===== DATA IN THIS EXERCISE =====

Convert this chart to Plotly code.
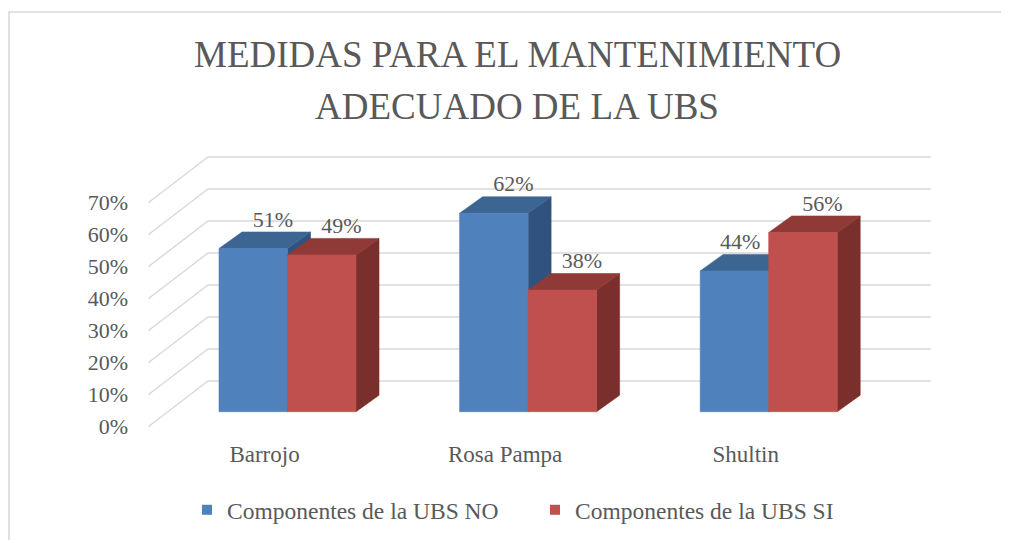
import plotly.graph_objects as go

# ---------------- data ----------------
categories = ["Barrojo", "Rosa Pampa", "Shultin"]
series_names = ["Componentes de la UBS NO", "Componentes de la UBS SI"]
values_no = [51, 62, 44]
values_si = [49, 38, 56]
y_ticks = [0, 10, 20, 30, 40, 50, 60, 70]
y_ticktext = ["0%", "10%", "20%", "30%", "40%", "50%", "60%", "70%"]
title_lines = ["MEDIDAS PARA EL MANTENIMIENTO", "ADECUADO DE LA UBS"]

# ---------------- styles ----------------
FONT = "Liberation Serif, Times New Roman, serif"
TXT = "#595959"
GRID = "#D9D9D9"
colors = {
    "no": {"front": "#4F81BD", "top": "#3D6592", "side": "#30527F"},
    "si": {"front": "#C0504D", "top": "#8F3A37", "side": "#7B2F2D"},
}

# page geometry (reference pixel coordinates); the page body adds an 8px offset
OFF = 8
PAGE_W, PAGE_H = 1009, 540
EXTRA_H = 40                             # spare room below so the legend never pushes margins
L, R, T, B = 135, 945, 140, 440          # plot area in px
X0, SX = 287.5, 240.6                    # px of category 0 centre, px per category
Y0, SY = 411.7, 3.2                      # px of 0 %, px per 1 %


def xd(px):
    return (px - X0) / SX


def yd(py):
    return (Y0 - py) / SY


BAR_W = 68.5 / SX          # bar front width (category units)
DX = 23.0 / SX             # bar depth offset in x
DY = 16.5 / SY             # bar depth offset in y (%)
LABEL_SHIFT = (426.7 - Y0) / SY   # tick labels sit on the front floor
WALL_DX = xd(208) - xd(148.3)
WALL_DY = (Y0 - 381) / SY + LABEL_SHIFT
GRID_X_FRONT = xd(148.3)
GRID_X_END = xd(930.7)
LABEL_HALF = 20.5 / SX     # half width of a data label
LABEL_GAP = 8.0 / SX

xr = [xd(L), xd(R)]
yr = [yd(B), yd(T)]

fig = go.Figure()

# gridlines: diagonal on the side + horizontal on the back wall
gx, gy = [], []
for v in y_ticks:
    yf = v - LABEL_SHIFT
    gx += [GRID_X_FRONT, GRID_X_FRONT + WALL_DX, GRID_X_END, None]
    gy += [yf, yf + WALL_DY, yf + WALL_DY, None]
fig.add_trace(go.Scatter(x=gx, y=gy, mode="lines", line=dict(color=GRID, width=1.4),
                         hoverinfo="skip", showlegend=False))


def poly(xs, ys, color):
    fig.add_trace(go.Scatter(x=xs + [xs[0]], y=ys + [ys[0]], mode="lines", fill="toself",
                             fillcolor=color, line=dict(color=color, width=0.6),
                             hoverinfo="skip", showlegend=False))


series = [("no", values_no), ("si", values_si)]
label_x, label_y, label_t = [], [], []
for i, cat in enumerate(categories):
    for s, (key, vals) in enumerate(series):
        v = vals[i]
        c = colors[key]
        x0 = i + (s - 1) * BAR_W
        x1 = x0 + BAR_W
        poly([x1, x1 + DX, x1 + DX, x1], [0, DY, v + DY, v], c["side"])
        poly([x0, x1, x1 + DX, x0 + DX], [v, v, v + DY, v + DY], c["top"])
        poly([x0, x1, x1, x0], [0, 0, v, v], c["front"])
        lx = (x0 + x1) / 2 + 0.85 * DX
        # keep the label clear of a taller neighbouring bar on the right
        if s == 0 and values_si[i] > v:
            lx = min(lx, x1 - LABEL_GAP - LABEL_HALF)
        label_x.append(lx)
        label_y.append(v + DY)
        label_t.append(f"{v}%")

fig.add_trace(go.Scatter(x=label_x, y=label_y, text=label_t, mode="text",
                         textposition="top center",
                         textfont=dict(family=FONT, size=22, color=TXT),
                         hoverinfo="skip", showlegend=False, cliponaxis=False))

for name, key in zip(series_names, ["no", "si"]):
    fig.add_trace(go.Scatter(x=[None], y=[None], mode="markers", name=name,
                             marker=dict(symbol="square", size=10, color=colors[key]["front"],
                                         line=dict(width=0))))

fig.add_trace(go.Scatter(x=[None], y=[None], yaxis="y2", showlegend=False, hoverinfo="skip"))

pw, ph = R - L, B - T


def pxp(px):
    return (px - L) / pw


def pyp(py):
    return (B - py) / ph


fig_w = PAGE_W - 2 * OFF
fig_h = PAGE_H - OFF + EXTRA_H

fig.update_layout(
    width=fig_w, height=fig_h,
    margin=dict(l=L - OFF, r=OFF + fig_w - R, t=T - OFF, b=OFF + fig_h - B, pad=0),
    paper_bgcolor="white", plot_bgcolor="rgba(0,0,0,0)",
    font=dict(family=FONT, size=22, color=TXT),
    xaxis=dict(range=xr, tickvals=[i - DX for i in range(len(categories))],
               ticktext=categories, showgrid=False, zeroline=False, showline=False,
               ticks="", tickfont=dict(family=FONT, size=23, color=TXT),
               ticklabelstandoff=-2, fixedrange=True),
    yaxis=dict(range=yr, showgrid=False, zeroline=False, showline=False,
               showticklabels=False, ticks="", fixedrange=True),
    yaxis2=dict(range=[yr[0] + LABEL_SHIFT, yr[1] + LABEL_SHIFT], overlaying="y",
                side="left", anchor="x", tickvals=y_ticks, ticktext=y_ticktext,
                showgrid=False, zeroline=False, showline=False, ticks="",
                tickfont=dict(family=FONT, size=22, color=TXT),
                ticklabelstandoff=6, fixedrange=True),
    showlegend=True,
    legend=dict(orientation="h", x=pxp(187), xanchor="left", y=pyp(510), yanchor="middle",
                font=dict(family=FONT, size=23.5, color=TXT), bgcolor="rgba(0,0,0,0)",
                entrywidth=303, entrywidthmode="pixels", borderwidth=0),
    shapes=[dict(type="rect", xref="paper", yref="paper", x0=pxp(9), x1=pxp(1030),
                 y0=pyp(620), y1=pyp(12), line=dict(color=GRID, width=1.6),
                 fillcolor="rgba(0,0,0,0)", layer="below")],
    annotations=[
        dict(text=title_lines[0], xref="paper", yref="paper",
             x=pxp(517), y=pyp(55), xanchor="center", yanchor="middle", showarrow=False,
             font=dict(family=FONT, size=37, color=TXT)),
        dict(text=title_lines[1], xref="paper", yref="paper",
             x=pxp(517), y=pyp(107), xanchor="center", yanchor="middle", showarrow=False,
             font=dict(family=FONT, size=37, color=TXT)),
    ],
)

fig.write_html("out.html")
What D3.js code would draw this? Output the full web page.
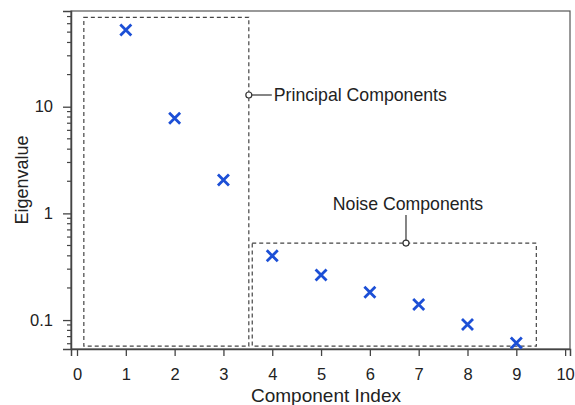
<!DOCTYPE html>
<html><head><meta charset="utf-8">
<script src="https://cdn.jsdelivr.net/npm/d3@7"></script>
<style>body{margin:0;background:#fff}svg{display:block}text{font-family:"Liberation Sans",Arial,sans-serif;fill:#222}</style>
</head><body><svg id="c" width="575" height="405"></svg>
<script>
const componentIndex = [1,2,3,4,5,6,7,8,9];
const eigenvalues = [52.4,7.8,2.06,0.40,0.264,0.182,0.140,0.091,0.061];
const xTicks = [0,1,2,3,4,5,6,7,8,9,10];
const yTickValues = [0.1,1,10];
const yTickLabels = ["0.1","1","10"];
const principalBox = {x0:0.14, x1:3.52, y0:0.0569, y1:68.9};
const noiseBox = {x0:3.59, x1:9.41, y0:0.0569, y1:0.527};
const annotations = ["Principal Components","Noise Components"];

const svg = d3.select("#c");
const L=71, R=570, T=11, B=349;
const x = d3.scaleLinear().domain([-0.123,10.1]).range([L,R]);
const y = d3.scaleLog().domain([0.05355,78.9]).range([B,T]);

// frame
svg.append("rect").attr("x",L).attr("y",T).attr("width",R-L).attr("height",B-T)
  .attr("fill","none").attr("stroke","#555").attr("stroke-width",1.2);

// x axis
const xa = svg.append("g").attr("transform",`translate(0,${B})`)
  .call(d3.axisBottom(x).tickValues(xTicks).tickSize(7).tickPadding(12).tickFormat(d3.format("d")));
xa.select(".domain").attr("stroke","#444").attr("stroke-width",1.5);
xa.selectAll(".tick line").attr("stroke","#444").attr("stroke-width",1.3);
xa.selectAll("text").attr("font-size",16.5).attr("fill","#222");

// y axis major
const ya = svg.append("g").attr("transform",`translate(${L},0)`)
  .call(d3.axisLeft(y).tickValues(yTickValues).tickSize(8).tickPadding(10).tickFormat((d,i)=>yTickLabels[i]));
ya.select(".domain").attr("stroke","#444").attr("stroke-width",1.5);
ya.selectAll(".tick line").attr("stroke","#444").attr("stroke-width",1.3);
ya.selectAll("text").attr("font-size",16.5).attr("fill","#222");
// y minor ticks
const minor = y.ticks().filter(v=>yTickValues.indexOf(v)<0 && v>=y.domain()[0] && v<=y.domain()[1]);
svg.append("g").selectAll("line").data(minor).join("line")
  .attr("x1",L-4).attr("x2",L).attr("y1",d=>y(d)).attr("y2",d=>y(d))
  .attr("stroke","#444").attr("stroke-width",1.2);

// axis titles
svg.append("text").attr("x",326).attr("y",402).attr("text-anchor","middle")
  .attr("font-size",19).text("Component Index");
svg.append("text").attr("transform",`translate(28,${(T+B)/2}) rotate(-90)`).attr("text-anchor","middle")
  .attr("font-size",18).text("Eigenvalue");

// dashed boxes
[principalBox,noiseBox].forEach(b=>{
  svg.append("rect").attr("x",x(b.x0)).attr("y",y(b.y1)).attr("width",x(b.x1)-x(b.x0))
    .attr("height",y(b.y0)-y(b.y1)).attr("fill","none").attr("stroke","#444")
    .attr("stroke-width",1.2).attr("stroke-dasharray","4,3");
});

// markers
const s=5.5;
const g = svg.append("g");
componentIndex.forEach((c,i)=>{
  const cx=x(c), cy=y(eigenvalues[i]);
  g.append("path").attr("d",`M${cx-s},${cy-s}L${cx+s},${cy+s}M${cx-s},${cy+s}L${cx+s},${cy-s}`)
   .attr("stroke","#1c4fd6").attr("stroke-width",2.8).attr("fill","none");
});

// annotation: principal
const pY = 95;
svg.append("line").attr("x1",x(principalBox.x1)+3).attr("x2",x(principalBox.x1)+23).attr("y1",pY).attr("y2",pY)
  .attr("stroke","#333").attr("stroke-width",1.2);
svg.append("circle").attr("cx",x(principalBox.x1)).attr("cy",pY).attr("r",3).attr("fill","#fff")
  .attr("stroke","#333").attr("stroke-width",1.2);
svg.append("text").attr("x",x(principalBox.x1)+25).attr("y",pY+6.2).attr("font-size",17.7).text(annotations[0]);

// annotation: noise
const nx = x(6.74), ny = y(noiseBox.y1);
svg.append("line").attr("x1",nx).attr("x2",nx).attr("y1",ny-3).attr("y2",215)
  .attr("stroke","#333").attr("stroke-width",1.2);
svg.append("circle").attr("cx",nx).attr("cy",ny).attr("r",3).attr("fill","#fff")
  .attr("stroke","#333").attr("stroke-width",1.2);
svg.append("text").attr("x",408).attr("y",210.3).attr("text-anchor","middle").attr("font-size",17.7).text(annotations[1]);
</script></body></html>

=====

> **PROBLEM REQUIREMENTS**: From the listing, copy each line containing the word "code".

> **RIGHT ANSWER**:
Convert this chart to Plotly code.
What D3.js code would draw this? Output the full web page.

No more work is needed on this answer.